Mary K. Gospodarowicz Evans is a Canadian radiation oncologist. She is a Professor at the University of Toronto and the past Medical Director at the Princess Margaret Cancer Centre.

==Early life and education==
Gospodarowicz began her medical studies in Poland, her native country, before immigrating to Canada and enrolling at the University of Toronto Faculty of Medicine.

==Career==
Upon graduating from the University of Toronto, Gospodarowicz became involved in cooperative group studies and chaired the genitourinary trial committee for the National Cancer Institute of Canada trial group. Following this, she became interested in precision radiotherapy and accepted a leadership role as Chair of Princess Margaret Cancer Centre's Department of Radiation Oncology in Toronto. In 2003, Gospodarowicz was the recipient of the inaugural Professional Development and Continuing Medical Education Award.

In 2012, Gospodarowicz became the first Canadian and first woman to serve as president of the Union for International Cancer Control (UICC). She also received the 2012 CMA May Cohen Award for Women Mentors. In recognition of her oncologist efforts, Gospodarowicz was the recipient of the Lifetime Achievement Award from the European Society for Radiotherapy and Oncology and the 2013 Janeway Medal from the American Radium Society. By 2014, Gospodarowicz was awarded the 2014 American Society for Radiation Oncology as a "distinguished member who has made outstanding contributions to the field of Radiation Oncology, including research, clinical care, teaching and service."
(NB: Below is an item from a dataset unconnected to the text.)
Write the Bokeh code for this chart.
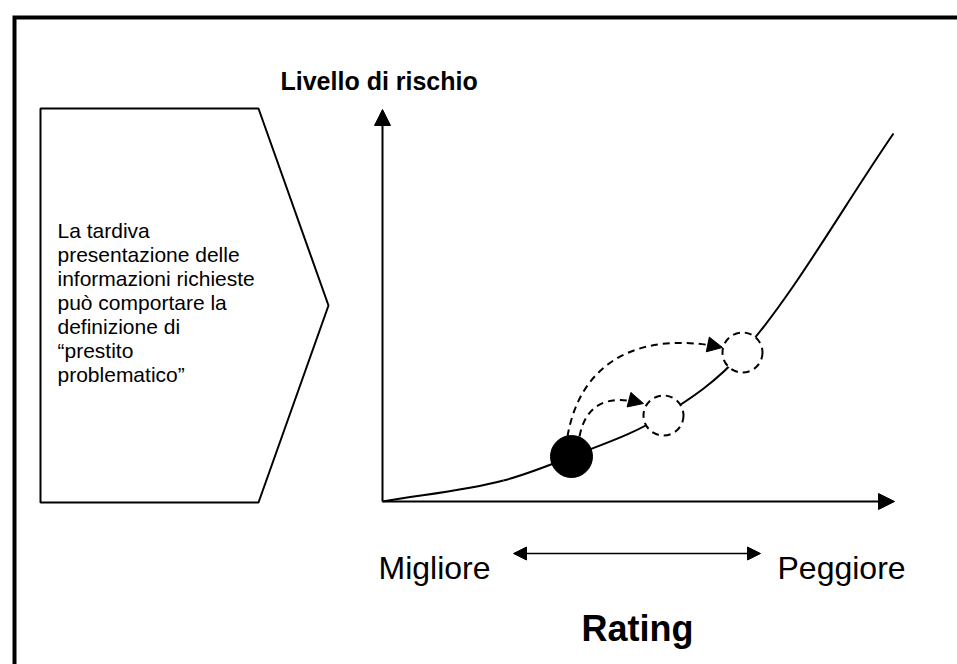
from bokeh.plotting import figure
from bokeh.models import Range1d, Arrow, NormalHead
from bokeh.core.properties import value
from bokeh.embed import file_html
from bokeh.resources import INLINE

W, H = 957, 664
FONT = "Liberation Sans"

# --- data (page-pixel positions of the schematic) ---
curve_x = [382, 503, 571, 663, 742, 893]
curve_y = [501, 480, 456, 415, 352, 133]

current_x = [571]
current_y = [456]
worse_x = [663, 742]
worse_y = [415, 352]

box_lines = ["La tardiva", "presentazione delle", "informazioni richieste",
             "può comportare la", "definizione di", "\u201cprestito", "problematico\u201d"]
y_title = "Livello di rischio"
x_title = "Rating"
left_label = "Migliore"
right_label = "Peggiore"

p = figure(width=W, height=H, output_backend="svg", toolbar_location=None,
           x_range=Range1d(0, W), y_range=Range1d(H, 0),
           x_axis_type=None, y_axis_type=None, min_border=0)
p.grid.visible = False
p.outline_line_color = None
p.background_fill_color = "white"
p.border_fill_color = "white"

# frame (left + top)
p.line([14, 14, W + 5], [H + 5, 17, 17], line_width=4, line_color="black", line_join="miter")

# chevron box
cx = [40, 258, 328, 258, 40]
cy = [108, 108, 305, 502, 502]
p.patch(cx, cy, fill_color="white", line_color="black", line_width=2)
for i, t in enumerate(box_lines):
    p.text(x=[57], y=[230 + 24 * i], text=[t], text_font=value(FONT), text_font_size="21px",
           text_baseline="alphabetic", text_align="left", text_color="black")

# axes
p.add_layout(Arrow(x_start=382, y_start=501, x_end=382, y_end=109, line_width=2,
                   end=NormalHead(size=16, fill_color="black", line_color="black")))
p.add_layout(Arrow(x_start=382, y_start=501, x_end=894, y_end=501, line_width=2,
                   end=NormalHead(size=16, fill_color="black", line_color="black")))

# risk curve: smooth cubic segments through the knots
n = len(curve_x)
sec = [(curve_y[i + 1] - curve_y[i]) / (curve_x[i + 1] - curve_x[i]) for i in range(n - 1)]
slope = [sec[0]] + [(sec[i - 1] + sec[i]) / 2 for i in range(1, n - 1)] + [sec[-1]]
bx0, by0, bx1, by1, bc0x, bc0y, bc1x, bc1y = [], [], [], [], [], [], [], []
for i in range(n - 1):
    d = (curve_x[i + 1] - curve_x[i]) / 3
    bx0.append(curve_x[i]); by0.append(curve_y[i])
    bx1.append(curve_x[i + 1]); by1.append(curve_y[i + 1])
    bc0x.append(curve_x[i] + d); bc0y.append(curve_y[i] + slope[i] * d)
    bc1x.append(curve_x[i + 1] - d); bc1y.append(curve_y[i + 1] - slope[i + 1] * d)
p.bezier(x0=bx0, y0=by0, x1=bx1, y1=by1, cx0=bc0x, cy0=bc0y, cx1=bc1x, cy1=bc1y,
         line_color="black", line_width=2)

# migration arrows (dashed)
arc_x0 = [567, 579]; arc_y0 = [436, 436]
arc_x1 = [722, 643]; arc_y1 = [347, 403]
arc_c0x = [580, 585]; arc_c0y = [360, 405]
arc_c1x = [640, 605]; arc_c1y = [330, 393]
p.bezier(x0=arc_x0, y0=arc_y0, x1=arc_x1, y1=arc_y1, cx0=arc_c0x, cy0=arc_c0y,
         cx1=arc_c1x, cy1=arc_c1y, line_color="black", line_width=2, line_dash="7 5")
for i in range(2):
    dx = arc_x1[i] - arc_c1x[i]; dy = arc_y1[i] - arc_c1y[i]
    L = (dx * dx + dy * dy) ** 0.5
    p.add_layout(Arrow(x_start=arc_x1[i] - 4 * dx / L, y_start=arc_y1[i] - 4 * dy / L,
                       x_end=arc_x1[i], y_end=arc_y1[i], line_alpha=0,
                       end=NormalHead(size=15, fill_color="black", line_color="black")))

# states
p.scatter(worse_x, worse_y, size=40, marker="circle", fill_color="white",
          line_color="black", line_width=2, line_dash="7 5")
p.scatter(current_x, current_y, size=42, marker="circle", fill_color="black", line_color="black")

# titles and labels
p.text(x=[280], y=[80], text=[y_title], text_font=value(FONT), text_font_size="25px",
       text_font_style="bold", text_baseline="alphabetic", text_color="black")
p.text(x=[378], y=[567], text=[left_label], text_font=value(FONT), text_font_size="32px",
       text_baseline="alphabetic", text_color="black")
p.text(x=[777], y=[567], text=[right_label], text_font=value(FONT), text_font_size="32px",
       text_baseline="alphabetic", text_color="black")
p.add_layout(Arrow(x_start=513, y_start=553, x_end=760, y_end=553, line_width=1.5,
                   start=NormalHead(size=13, fill_color="black", line_color="black"),
                   end=NormalHead(size=13, fill_color="black", line_color="black")))
p.text(x=[637], y=[628], text=[x_title], text_font=value(FONT), text_font_size="36px",
       text_font_style="bold", text_baseline="alphabetic", text_align="center", text_color="black")

open("out.html", "w").write(file_html(p, INLINE))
As the medical director at the Princess Margaret Cancer Centre, Gospodarowicz was awarded the Order of Canada "for contributing to improved cancer radiotherapy and for her leadership in advancing cancer care around the world." She was later named the 2016 recipient of the Canadian Cancer Society Research Institute's O. Harold Warwick Prize. In honour of her academic research, Gospodarowicz was promoted to the rank of University Professor at the University of Toronto and was presented with the 2017 Women Who Conquer Cancer Mentorship Award from the Conquer Cancer Foundation.

==Personal life==
Gospodarowicz and her husband David have two children together.